Data shown:
----
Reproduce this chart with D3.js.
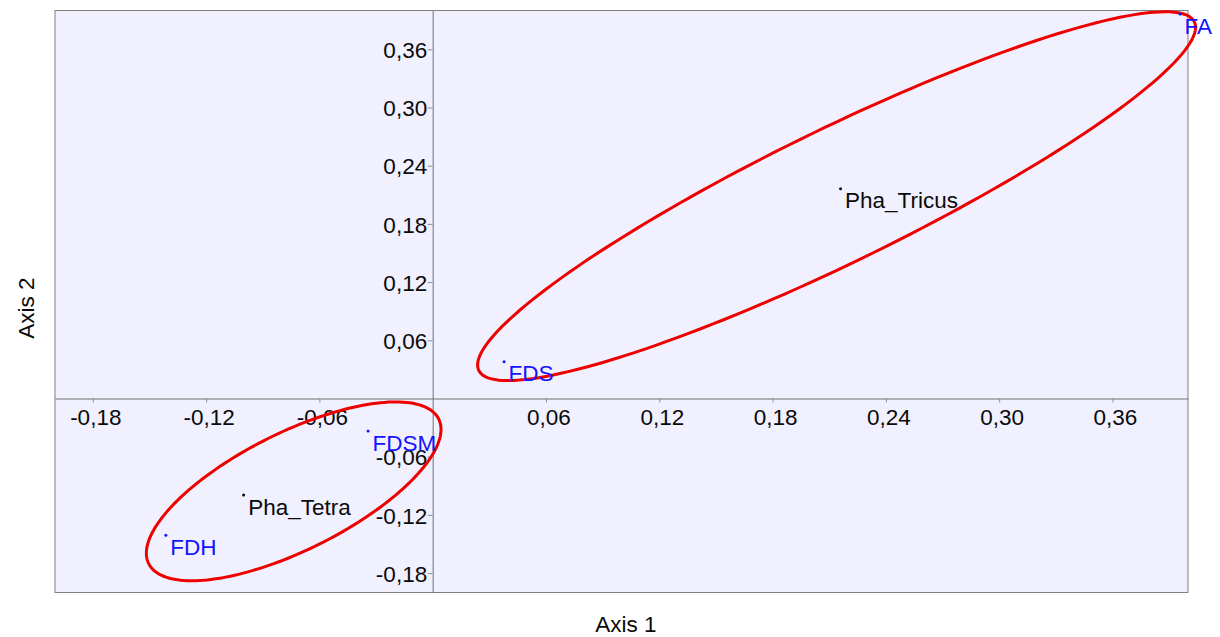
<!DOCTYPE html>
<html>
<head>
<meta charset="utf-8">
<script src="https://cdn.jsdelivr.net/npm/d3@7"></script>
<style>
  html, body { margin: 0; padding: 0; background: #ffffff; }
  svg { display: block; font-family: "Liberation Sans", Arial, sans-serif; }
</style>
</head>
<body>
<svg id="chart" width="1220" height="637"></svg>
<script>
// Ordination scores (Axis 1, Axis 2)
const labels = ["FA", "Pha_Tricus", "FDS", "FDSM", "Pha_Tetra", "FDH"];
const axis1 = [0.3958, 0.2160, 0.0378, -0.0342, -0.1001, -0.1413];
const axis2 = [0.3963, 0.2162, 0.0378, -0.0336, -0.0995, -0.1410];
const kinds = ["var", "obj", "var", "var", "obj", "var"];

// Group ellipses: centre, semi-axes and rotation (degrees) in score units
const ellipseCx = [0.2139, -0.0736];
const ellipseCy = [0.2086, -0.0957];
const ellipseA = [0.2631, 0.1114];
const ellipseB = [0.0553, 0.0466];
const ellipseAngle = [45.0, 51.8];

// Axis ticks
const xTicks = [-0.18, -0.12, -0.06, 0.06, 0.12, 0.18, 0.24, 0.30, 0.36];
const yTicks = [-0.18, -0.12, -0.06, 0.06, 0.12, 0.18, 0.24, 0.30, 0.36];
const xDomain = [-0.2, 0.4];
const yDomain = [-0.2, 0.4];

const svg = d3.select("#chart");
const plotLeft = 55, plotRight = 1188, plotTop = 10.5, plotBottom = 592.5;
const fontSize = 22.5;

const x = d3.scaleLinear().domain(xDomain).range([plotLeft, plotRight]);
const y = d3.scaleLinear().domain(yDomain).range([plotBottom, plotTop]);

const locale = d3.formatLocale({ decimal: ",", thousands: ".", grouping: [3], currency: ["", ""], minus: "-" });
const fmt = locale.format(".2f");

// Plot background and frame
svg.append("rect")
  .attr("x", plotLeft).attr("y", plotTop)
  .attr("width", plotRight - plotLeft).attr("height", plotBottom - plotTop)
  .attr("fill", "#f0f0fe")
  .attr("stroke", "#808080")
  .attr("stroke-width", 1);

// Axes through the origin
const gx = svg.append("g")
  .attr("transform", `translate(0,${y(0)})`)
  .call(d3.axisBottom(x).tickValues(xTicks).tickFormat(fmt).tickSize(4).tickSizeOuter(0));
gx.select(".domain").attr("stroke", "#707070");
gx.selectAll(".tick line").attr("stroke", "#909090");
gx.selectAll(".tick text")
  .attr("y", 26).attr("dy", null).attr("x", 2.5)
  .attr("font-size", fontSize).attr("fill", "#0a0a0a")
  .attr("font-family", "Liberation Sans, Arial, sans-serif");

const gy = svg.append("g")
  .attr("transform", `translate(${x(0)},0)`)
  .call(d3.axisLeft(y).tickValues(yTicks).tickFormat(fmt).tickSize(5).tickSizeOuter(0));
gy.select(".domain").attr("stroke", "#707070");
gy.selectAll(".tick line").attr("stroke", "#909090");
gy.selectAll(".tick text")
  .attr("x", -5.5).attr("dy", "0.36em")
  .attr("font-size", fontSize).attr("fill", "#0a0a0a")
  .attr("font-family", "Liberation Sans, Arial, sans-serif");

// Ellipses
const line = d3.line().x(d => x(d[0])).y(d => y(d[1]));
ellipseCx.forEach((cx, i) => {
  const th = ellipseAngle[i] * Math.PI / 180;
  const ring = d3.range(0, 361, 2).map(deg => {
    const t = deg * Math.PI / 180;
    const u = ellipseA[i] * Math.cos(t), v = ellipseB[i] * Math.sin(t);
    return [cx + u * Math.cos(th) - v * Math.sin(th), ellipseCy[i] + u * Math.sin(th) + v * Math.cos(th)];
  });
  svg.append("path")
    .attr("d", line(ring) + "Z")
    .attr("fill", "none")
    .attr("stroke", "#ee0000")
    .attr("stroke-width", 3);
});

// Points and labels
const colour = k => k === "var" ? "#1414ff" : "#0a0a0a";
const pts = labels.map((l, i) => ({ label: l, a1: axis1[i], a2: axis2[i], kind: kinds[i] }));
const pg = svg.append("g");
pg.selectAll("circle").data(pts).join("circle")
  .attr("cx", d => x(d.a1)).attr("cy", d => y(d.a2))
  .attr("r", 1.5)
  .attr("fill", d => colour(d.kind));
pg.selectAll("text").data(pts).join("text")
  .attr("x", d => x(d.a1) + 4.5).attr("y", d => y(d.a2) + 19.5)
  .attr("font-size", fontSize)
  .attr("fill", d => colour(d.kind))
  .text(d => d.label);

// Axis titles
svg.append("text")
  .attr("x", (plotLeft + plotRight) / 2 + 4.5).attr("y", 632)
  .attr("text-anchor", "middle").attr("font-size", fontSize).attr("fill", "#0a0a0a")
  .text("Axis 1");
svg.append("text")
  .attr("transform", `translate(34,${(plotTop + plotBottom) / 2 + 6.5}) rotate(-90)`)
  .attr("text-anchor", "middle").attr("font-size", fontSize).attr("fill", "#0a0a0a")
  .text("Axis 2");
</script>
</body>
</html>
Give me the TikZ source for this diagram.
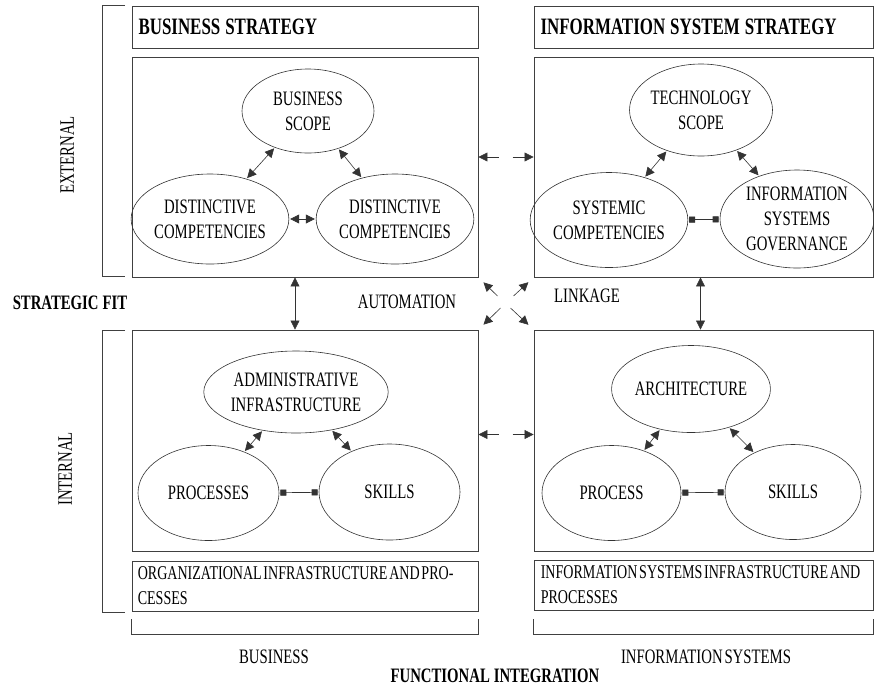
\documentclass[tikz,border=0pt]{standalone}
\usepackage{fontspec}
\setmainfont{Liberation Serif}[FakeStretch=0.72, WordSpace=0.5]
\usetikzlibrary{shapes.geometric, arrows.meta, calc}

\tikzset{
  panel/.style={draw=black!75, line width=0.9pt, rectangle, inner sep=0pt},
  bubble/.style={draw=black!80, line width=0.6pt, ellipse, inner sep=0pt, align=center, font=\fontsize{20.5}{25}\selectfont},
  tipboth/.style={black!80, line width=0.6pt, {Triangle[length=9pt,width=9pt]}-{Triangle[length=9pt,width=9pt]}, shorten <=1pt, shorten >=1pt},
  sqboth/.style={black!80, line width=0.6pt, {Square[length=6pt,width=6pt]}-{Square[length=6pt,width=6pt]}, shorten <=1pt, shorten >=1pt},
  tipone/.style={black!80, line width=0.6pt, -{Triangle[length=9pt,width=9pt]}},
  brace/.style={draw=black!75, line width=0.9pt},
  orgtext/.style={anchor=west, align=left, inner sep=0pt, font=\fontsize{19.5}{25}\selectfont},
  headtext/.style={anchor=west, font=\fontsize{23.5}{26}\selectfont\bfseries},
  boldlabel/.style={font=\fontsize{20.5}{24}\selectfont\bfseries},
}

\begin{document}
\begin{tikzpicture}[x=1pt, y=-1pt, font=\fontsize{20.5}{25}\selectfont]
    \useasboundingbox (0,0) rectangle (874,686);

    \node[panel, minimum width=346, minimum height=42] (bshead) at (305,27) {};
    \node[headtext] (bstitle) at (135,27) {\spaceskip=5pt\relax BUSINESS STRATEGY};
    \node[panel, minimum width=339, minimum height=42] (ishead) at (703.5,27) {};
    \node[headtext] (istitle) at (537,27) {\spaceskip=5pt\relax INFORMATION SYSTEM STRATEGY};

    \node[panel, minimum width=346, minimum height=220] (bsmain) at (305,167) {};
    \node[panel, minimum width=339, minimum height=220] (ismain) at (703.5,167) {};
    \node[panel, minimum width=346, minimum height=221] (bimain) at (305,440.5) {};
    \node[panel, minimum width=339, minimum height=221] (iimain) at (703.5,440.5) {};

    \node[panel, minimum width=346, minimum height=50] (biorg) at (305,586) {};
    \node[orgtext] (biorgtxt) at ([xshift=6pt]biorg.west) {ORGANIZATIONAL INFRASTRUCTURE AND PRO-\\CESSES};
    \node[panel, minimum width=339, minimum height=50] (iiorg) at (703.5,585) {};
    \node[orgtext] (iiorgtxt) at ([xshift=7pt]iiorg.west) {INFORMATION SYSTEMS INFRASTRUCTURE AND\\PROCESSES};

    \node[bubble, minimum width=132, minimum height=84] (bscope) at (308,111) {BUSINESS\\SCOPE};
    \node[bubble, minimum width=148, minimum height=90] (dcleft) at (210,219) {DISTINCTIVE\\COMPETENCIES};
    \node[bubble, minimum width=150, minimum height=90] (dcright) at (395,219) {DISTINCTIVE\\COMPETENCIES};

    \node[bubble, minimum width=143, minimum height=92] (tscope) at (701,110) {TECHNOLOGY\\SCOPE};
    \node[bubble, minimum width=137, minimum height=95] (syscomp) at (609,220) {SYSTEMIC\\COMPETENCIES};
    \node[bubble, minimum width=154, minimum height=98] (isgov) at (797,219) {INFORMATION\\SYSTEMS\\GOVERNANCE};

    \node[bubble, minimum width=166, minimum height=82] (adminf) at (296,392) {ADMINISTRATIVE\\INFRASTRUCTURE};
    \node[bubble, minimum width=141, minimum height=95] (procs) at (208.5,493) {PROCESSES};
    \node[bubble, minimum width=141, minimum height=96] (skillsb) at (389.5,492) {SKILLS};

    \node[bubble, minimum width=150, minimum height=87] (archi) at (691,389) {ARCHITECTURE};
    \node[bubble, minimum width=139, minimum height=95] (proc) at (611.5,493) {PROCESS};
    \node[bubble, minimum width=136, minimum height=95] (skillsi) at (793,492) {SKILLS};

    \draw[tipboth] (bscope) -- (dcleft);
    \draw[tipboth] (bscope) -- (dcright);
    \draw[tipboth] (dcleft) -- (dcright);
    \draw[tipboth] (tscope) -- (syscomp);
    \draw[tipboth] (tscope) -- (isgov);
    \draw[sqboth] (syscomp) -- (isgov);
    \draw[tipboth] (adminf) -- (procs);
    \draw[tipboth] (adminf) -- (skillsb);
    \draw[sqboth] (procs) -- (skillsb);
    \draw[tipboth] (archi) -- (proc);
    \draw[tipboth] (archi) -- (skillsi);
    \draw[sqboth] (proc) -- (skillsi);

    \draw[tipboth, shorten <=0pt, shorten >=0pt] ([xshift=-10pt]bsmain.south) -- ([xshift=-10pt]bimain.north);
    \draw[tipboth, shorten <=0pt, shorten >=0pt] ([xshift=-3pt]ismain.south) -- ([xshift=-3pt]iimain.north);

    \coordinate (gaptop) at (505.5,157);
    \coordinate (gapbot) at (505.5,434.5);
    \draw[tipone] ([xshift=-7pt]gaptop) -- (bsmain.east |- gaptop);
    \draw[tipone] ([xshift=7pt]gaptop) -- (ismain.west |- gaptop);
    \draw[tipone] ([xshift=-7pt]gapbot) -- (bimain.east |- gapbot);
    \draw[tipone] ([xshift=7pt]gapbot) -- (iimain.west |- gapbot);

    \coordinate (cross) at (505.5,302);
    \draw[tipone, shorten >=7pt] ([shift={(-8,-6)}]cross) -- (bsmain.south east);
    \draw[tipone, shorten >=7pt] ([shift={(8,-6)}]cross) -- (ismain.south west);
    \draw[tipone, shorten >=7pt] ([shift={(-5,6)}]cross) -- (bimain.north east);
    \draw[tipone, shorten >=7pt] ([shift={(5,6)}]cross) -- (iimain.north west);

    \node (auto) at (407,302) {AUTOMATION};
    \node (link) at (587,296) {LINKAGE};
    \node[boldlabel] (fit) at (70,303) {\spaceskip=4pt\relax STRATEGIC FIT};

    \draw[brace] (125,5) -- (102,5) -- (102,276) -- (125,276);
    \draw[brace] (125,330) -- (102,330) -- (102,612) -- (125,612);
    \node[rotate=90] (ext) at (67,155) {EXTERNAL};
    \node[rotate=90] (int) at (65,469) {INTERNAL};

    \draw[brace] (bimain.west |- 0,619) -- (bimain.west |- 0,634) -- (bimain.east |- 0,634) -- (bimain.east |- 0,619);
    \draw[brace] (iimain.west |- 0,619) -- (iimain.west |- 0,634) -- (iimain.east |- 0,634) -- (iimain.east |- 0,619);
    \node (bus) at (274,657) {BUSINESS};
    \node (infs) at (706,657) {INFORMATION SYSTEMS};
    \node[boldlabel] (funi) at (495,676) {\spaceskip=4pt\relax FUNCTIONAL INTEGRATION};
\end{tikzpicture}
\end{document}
----
Instructions for the task: Quote the data above exactly from the line with "Give me the TikZ source for this diagram." to the line with "(iiorgtxt) at ([xshift=7pt]iiorg.west)", both ends counted, and nothing else. Pictures don't go in.

Right answer:
Give me the TikZ source for this diagram.
\documentclass[tikz,border=0pt]{standalone}
\usepackage{fontspec}
\setmainfont{Liberation Serif}[FakeStretch=0.72, WordSpace=0.5]
\usetikzlibrary{shapes.geometric, arrows.meta, calc}

\tikzset{
  panel/.style={draw=black!75, line width=0.9pt, rectangle, inner sep=0pt},
  bubble/.style={draw=black!80, line width=0.6pt, ellipse, inner sep=0pt, align=center, font=\fontsize{20.5}{25}\selectfont},
  tipboth/.style={black!80, line width=0.6pt, {Triangle[length=9pt,width=9pt]}-{Triangle[length=9pt,width=9pt]}, shorten <=1pt, shorten >=1pt},
  sqboth/.style={black!80, line width=0.6pt, {Square[length=6pt,width=6pt]}-{Square[length=6pt,width=6pt]}, shorten <=1pt, shorten >=1pt},
  tipone/.style={black!80, line width=0.6pt, -{Triangle[length=9pt,width=9pt]}},
  brace/.style={draw=black!75, line width=0.9pt},
  orgtext/.style={anchor=west, align=left, inner sep=0pt, font=\fontsize{19.5}{25}\selectfont},
  headtext/.style={anchor=west, font=\fontsize{23.5}{26}\selectfont\bfseries},
  boldlabel/.style={font=\fontsize{20.5}{24}\selectfont\bfseries},
}

\begin{document}
\begin{tikzpicture}[x=1pt, y=-1pt, font=\fontsize{20.5}{25}\selectfont]
    \useasboundingbox (0,0) rectangle (874,686);

    \node[panel, minimum width=346, minimum height=42] (bshead) at (305,27) {};
    \node[headtext] (bstitle) at (135,27) {\spaceskip=5pt\relax BUSINESS STRATEGY};
    \node[panel, minimum width=339, minimum height=42] (ishead) at (703.5,27) {};
    \node[headtext] (istitle) at (537,27) {\spaceskip=5pt\relax INFORMATION SYSTEM STRATEGY};

    \node[panel, minimum width=346, minimum height=220] (bsmain) at (305,167) {};
    \node[panel, minimum width=339, minimum height=220] (ismain) at (703.5,167) {};
    \node[panel, minimum width=346, minimum height=221] (bimain) at (305,440.5) {};
    \node[panel, minimum width=339, minimum height=221] (iimain) at (703.5,440.5) {};

    \node[panel, minimum width=346, minimum height=50] (biorg) at (305,586) {};
    \node[orgtext] (biorgtxt) at ([xshift=6pt]biorg.west) {ORGANIZATIONAL INFRASTRUCTURE AND PRO-\\CESSES};
    \node[panel, minimum width=339, minimum height=50] (iiorg) at (703.5,585) {};
    \node[orgtext] (iiorgtxt) at ([xshift=7pt]iiorg.west) {INFORMATION SYSTEMS INFRASTRUCTURE AND\\PROCESSES};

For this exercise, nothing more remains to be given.